> **AIM OF THE TASK**: Please, without the pictures, retype exactly the lines from the start of the material through the line that holds "import * as".

> **SUPPLIED INFORMATION**:
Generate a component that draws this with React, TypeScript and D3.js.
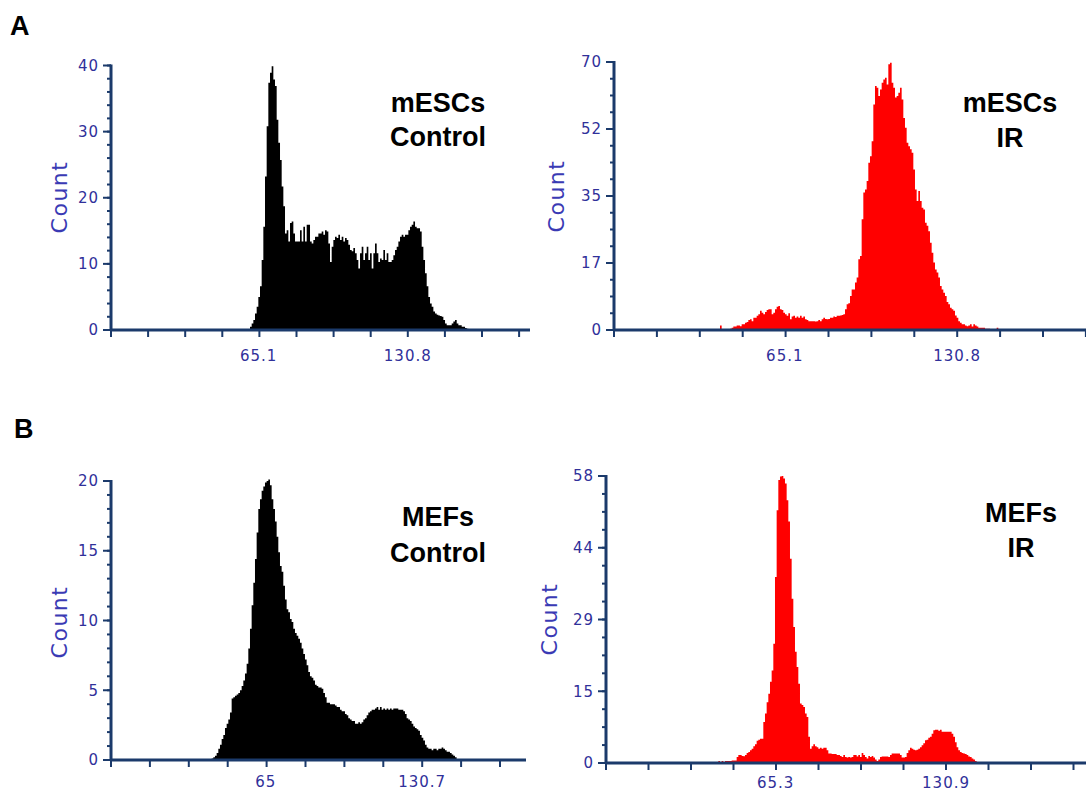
import React from "react";
import * as d3 from "d3";

// ---------- Panel A, left: mESCs Control ----------
const escCtrlStart = 61.26;
const escCtrlBin = 0.7346;
const escCtrlCounts = [
  0.5, 1.0, 1.5, 2.5, 3.5, 5.0, 6.6, 10.6, 15.6, 23.2,
  30.8, 37.4, 38.9, 39.9, 37.9, 36.9, 31.8, 28.3, 25.7, 21.7,
  18.7, 14.6, 15.1, 13.4, 16.2, 16.4, 14.6, 13.4, 13.4, 13.4,
  15.1, 13.4, 15.6, 13.4, 15.9, 15.9, 13.4, 13.1, 13.6, 14.1,
  14.1, 14.6, 14.6, 14.9, 14.4, 15.1, 14.9, 13.1, 10.3, 12.6,
  13.6, 14.1, 13.9, 14.4, 13.6, 14.1, 13.4, 13.9, 13.6, 12.9,
  12.1, 11.9, 12.4, 11.6, 10.6, 9.3, 11.6, 12.6, 10.6, 11.6,
  12.6, 10.6, 11.6, 9.3, 11.6, 13.1, 11.6, 10.3, 10.8, 10.6,
  12.1, 10.6, 11.6, 10.3, 10.3, 10.6, 11.3, 12.1, 12.6, 13.4,
  14.1, 14.4, 14.1, 14.4, 14.4, 15.1, 15.6, 15.9, 16.4, 15.6,
  15.4, 15.4, 14.9, 12.6, 10.6, 8.6, 6.6, 5.0, 4.0, 3.5,
  2.8, 2.5, 2.3, 2.2, 2.1, 2.0, 1.5, 1.0, 0.7, 0.7,
  0.7, 1.0, 1.3, 1.5, 1.0, 0.7, 0.7, 0.5, 0.5, 0.3, 0.2,
];
const escCtrlYTicks = [0, 10, 20, 30, 40];
const escCtrlYLabels = ["0", "10", "20", "30", "40"];
const escCtrlXTicks = [65.1, 130.8];
const escCtrlXLabels = ["65.1", "130.8"];

// ---------- Panel A, right: mESCs IR ----------
const escIrStart = 39.76;
const escIrBin = 0.6352;
const escIrCounts = [
  0, 1.2, 0, 0, 0, 0, 0, 0.3, 0.6, 0.9,
  0.9, 1.2, 1.2, 1.0, 1.5, 1.5, 1.9, 2.1, 2.6, 2.8,
  2.3, 3.2, 3.2, 3.7, 4.1, 5.0, 4.5, 4.1, 4.7, 5.2,
  5.4, 5.4, 4.1, 4.5, 5.4, 6.1, 6.3, 5.4, 5.2, 4.5,
  4.1, 3.7, 4.4, 2.8, 3.5, 3.7, 3.2, 3.5, 3.2, 3.7,
  3.2, 3.5, 2.8, 2.6, 2.3, 2.3, 2.3, 2.3, 2.2, 2.3,
  2.6, 2.3, 2.8, 3.2, 2.9, 2.8, 2.9, 3.2, 3.2, 3.5,
  3.4, 3.7, 3.7, 3.8, 3.9, 4.1, 5.4, 6.7, 7.0, 8.9,
  10.6, 10.6, 12.4, 13.7, 18.5, 19.3, 28.9, 35.9, 36.7, 38.9,
  43.7, 45.4, 49.3, 58.9, 63.7, 63.3, 61.1, 62.8, 64.6, 65.4,
  65.9, 64.1, 69.4, 69.8, 64.6, 63.3, 60.7, 61.1, 62.0, 63.3,
  60.2, 55.4, 52.8, 48.9, 48.0, 47.2, 46.3, 41.9, 36.7, 33.7,
  36.3, 33.7, 31.9, 31.5, 28.0, 27.2, 25.8, 22.8, 20.2, 17.6,
  15.8, 15.0, 13.7, 11.5, 10.6, 9.7, 8.9, 7.3, 6.7, 5.8,
  5.4, 5.0, 3.8, 3.2, 2.3, 1.9, 1.5, 1.5, 1.2, 1.0,
  1.2, 1.5, 0.9, 1.5, 1.2, 0.9, 0.6, 0.6, 0.6, 0.6,
  0.3, 0.3, 0.3, 0.2, 0, 0, 0, 0.6,
];
const escIrYTicks = [0, 17.5, 35, 52.5, 70];
const escIrYLabels = ["0", "17", "35", "52", "70"];
const escIrXTicks = [65.1, 130.8];
const escIrXLabels = ["65.1", "130.8"];

// ---------- Panel B, left: MEFs Control ----------
const mefCtrlStart = 41.58;
const mefCtrlBin = 0.7;
const mefCtrlCounts = [
  0, 0.1, 0.2, 0.3, 0.5, 0.8, 1.1, 1.5, 1.8, 2.3,
  2.6, 2.9, 3.4, 4.4, 4.5, 4.6, 4.7, 4.8, 5.0, 5.3,
  5.7, 6.2, 6.9, 8.0, 9.4, 11.1, 12.7, 14.4, 16.3, 18.0,
  18.7, 19.3, 19.6, 19.9, 20.0, 20.1, 19.7, 18.7, 18.0, 17.1,
  16.0, 14.9, 13.9, 13.5, 12.5, 11.5, 10.8, 10.6, 10.1, 9.9,
  9.4, 9.1, 8.9, 8.7, 8.4, 8.0, 7.6, 7.2, 6.8, 6.3,
  6.0, 5.9, 5.7, 5.4, 5.3, 5.2, 5.2, 5.1, 4.8, 4.5,
  4.1, 4.1, 4.0, 4.0, 4.0, 3.9, 3.8, 3.8, 3.6, 3.5,
  3.5, 3.3, 3.2, 3.0, 2.9, 2.8, 2.8, 2.6, 2.6, 2.7,
  2.6, 2.7, 2.9, 3.0, 3.2, 3.4, 3.5, 3.6, 3.6, 3.7,
  3.8, 3.6, 3.8, 3.6, 3.7, 3.6, 3.7, 3.6, 3.7, 3.6,
  3.7, 3.7, 3.7, 3.6, 3.6, 3.6, 3.5, 3.3, 3.0, 2.9,
  2.8, 2.6, 2.4, 2.3, 2.2, 2.1, 1.8, 1.6, 1.4, 1.1,
  0.9, 0.8, 0.8, 0.7, 0.8, 0.8, 0.7, 0.8, 0.8, 0.9,
  0.8, 0.7, 0.6, 0.6, 0.5, 0.4, 0.3, 0.2, 0.05, 0,
];
const mefCtrlYTicks = [0, 5, 10, 15, 20];
const mefCtrlYLabels = ["0", "5", "10", "15", "20"];
const mefCtrlXTicks = [65, 130.7];
const mefCtrlXLabels = ["65", "130.7"];

// ---------- Panel B, right: MEFs IR ----------
const mefIrStart = 43.24;
const mefIrBin = 0.6415;
const mefIrCounts = [
  0.4, 0.1, 0.4, 0.2, 0.4, 0.4, 0.4, 0.4, 0.5, 0.5,
  0.5, 1.2, 1.6, 1.6, 1.4, 1.35, 1.6, 2.0, 2.2, 2.6,
  2.9, 3.4, 3.8, 4.5, 4.7, 4.9, 4.9, 8.3, 10.0, 12.3,
  14.0, 16.4, 18.7, 24.1, 37.6, 51.1, 57.2, 57.9, 58.0, 57.5,
  56.5, 53.1, 48.8, 41.3, 33.2, 27.5, 22.5, 19.4, 16.0, 12.0,
  11.7, 11.3, 10.0, 9.3, 5.3, 2.9, 3.4, 3.8, 3.4, 3.2,
  2.9, 3.1, 2.9, 3.1, 3.1, 2.6, 1.9, 1.9, 1.8, 1.8,
  1.8, 1.6, 1.6, 1.4, 1.2, 1.6, 1.2, 1.1, 1.2, 1.1,
  1.2, 1.6, 1.6, 1.3, 1.6, 1.2, 2.0, 1.6, 1.2, 0.9,
  1.4, 1.2, 1.4, 1.1, 0.7, 0.4, 0.7, 1.2, 1.3, 1.3,
  1.3, 1.3, 1.2, 1.6, 1.9, 1.9, 1.9, 1.9, 1.9, 1.6,
  1.1, 1.1, 1.2, 2.0, 2.6, 3.1, 2.9, 2.7, 2.6, 2.7,
  2.9, 3.2, 3.6, 4.0, 4.6, 4.7, 5.1, 5.3, 5.9, 6.6,
  6.7, 6.7, 6.5, 6.7, 6.3, 6.3, 6.3, 6.3, 6.3, 6.3,
  5.9, 5.3, 4.2, 3.2, 2.6, 2.2, 2.0, 1.9, 1.8, 1.6,
  1.3, 1.2, 0.9, 0.7, 0.4, 0.1, 0,
];
const mefIrYTicks = [0, 14.5, 29, 43.5, 58];
const mefIrYLabels = ["0", "15", "29", "44", "58"];
const mefIrXTicks = [65.3, 130.9];
const mefIrXLabels = ["65.3", "130.9"];

const AXIS = "#1b3a6b";
const TICKTXT = "#30309a";
const COUNTTXT = "#3a3ab4";

type Panel = {
  counts: number[];
  start: number;
  bin: number;
  fill: string;
  yMax: number;
  yTicks: number[];
  yLabels: string[];
  yMinor: number;
  xTicks: number[];
  xLabels: string[];
  tickStep: number;
  title: string[];
  // layout
  x0: number;
  tickPx: number;
  xEnd: number;
  xTickCount: number;
  yBase: number;
  yTop: number;
  xLabelY: number;
  countX: number;
  countY: number;
  titleX: number;
  titleY: number[];
};

const panels: Panel[] = [
  {
    counts: escCtrlCounts, start: escCtrlStart, bin: escCtrlBin, fill: "#000000",
    yMax: 40, yTicks: escCtrlYTicks, yLabels: escCtrlYLabels, yMinor: 2,
    xTicks: escCtrlXTicks, xLabels: escCtrlXLabels, tickStep: 16.35,
    title: ["mESCs", "Control"],
    x0: 111, tickPx: 37.1, xEnd: 530, xTickCount: 12, yBase: 330, yTop: 65.5, xLabelY: 361,
    countX: 59, countY: 197, titleX: 438, titleY: [112, 146],
  },
  {
    counts: escIrCounts, start: escIrStart, bin: escIrBin, fill: "#ff0000",
    yMax: 70, yTicks: escIrYTicks, yLabels: escIrYLabels, yMinor: 70 / 16,
    xTicks: escIrXTicks, xLabels: escIrXLabels, tickStep: 16.35,
    title: ["mESCs", "IR"],
    x0: 614, tickPx: 42.9, xEnd: 1086, xTickCount: 12, yBase: 330, yTop: 62, xLabelY: 361,
    countX: 556, countY: 196, titleX: 1010, titleY: [112, 147],
  },
  {
    counts: mefCtrlCounts, start: mefCtrlStart, bin: mefCtrlBin, fill: "#000000",
    yMax: 20, yTicks: mefCtrlYTicks, yLabels: mefCtrlYLabels, yMinor: 1,
    xTicks: mefCtrlXTicks, xLabels: mefCtrlXLabels, tickStep: 16.34,
    title: ["MEFs", "Control"],
    x0: 111, tickPx: 38.9, xEnd: 526, xTickCount: 11, yBase: 760, yTop: 481, xLabelY: 787,
    countX: 59, countY: 622, titleX: 438, titleY: [526, 562],
  },
  {
    counts: mefIrCounts, start: mefIrStart, bin: mefIrBin, fill: "#ff0000",
    yMax: 58, yTicks: mefIrYTicks, yLabels: mefIrYLabels, yMinor: 58 / 16,
    xTicks: mefIrXTicks, xLabels: mefIrXLabels, tickStep: 16.36,
    title: ["MEFs", "IR"],
    x0: 606, tickPx: 42.5, xEnd: 1086, xTickCount: 12, yBase: 763, yTop: 476, xLabelY: 788,
    countX: 549, countY: 619, titleX: 1021, titleY: [522, 557],
  },
];

function HistPanel({ p }: { p: Panel }) {
  const x = d3.scaleLinear().domain([0, p.tickStep]).range([p.x0, p.x0 + p.tickPx]);
  const y = d3.scaleLinear().domain([0, p.yMax]).range([p.yBase, p.yTop]);
  const pts: [number, number][] = p.counts.map((c, i) => [p.start + i * p.bin, c]);
  pts.push([p.start + p.counts.length * p.bin, p.counts[p.counts.length - 1]]);
  const area = d3
    .area<[number, number]>()
    .x((d) => x(d[0]))
    .y0(y(0))
    .y1((d) => y(d[1]))
    .curve(d3.curveStepAfter);
  const minor = d3.range(0, p.yMax + 1e-6, p.yMinor);
  const xt = d3.range(0, p.xTickCount).map((k) => k * p.tickStep);
  const tickFont = "'DejaVu Sans', Verdana, sans-serif";
  return (
    <g>
      <path d={area(pts) || ""} fill={p.fill} />
      {minor.map((v, i) => (
        <line key={"m" + i} x1={p.x0 - 4} x2={p.x0} y1={y(v)} y2={y(v)} stroke={AXIS} strokeWidth={2} />
      ))}
      {p.yTicks.map((v, i) => (
        <g key={"y" + i}>
          <line x1={p.x0 - 8} x2={p.x0} y1={y(v)} y2={y(v)} stroke={AXIS} strokeWidth={2} />
          <text
            x={p.x0 - 12}
            y={y(v)}
            dy="0.36em"
            textAnchor="end"
            fontFamily={tickFont}
            fontSize={15}
            letterSpacing={1}
            fill={TICKTXT}
          >
            {p.yLabels[i]}
          </text>
        </g>
      ))}
      {xt.map((v, i) => (
        <line key={"x" + i} x1={x(v)} x2={x(v)} y1={p.yBase} y2={p.yBase + 7} stroke={AXIS} strokeWidth={2} />
      ))}
      {p.xTicks.map((v, i) => (
        <text
          key={"xl" + i}
          x={x(v)}
          y={p.xLabelY}
          textAnchor="middle"
          fontFamily={tickFont}
          fontSize={15}
          letterSpacing={1}
          fill={TICKTXT}
        >
          {p.xLabels[i]}
        </text>
      ))}
      <line x1={p.x0} x2={p.x0} y1={p.yBase + 1} y2={y(p.yMax) - 1} stroke={AXIS} strokeWidth={3} />
      <line x1={p.x0 - 1} x2={p.xEnd} y1={p.yBase} y2={p.yBase} stroke={AXIS} strokeWidth={3} />
      <text
        transform={`translate(${p.countX},${p.countY}) rotate(-90)`}
        textAnchor="middle"
        dy="0.35em"
        fontFamily={tickFont}
        fontSize={22}
        letterSpacing={1.5}
        fill={COUNTTXT}
      >
        Count
      </text>
      {p.title.map((t, i) => (
        <text
          key={"t" + i}
          x={p.titleX}
          y={p.titleY[i]}
          textAnchor="middle"
          fontFamily="'Liberation Sans', Arial, sans-serif"
          fontWeight="bold"
          fontSize={27}
          fill="#000"
        >
          {t}
        </text>
      ))}
    </g>
  );
}

export default function App() {
  return (
    <svg
      width={1086}
      height={793}
      viewBox="0 0 1086 793"
      style={{ position: "absolute", left: 0, top: 0, background: "#fff" }}
    >
      <rect width={1086} height={793} fill="#fff" />
      <text x={10} y={35} fontFamily="'Liberation Sans', Arial, sans-serif" fontWeight="bold" fontSize={27}>
        A
      </text>
      <text x={14} y={438} fontFamily="'Liberation Sans', Arial, sans-serif" fontWeight="bold" fontSize={27}>
        B
      </text>
      {panels.map((p, i) => (
        <HistPanel key={i} p={p} />
      ))}
    </svg>
  );
}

> **TASK SOLUTION**:
Generate a component that draws this with React, TypeScript and D3.js.
import React from "react";
import * as d3 from "d3";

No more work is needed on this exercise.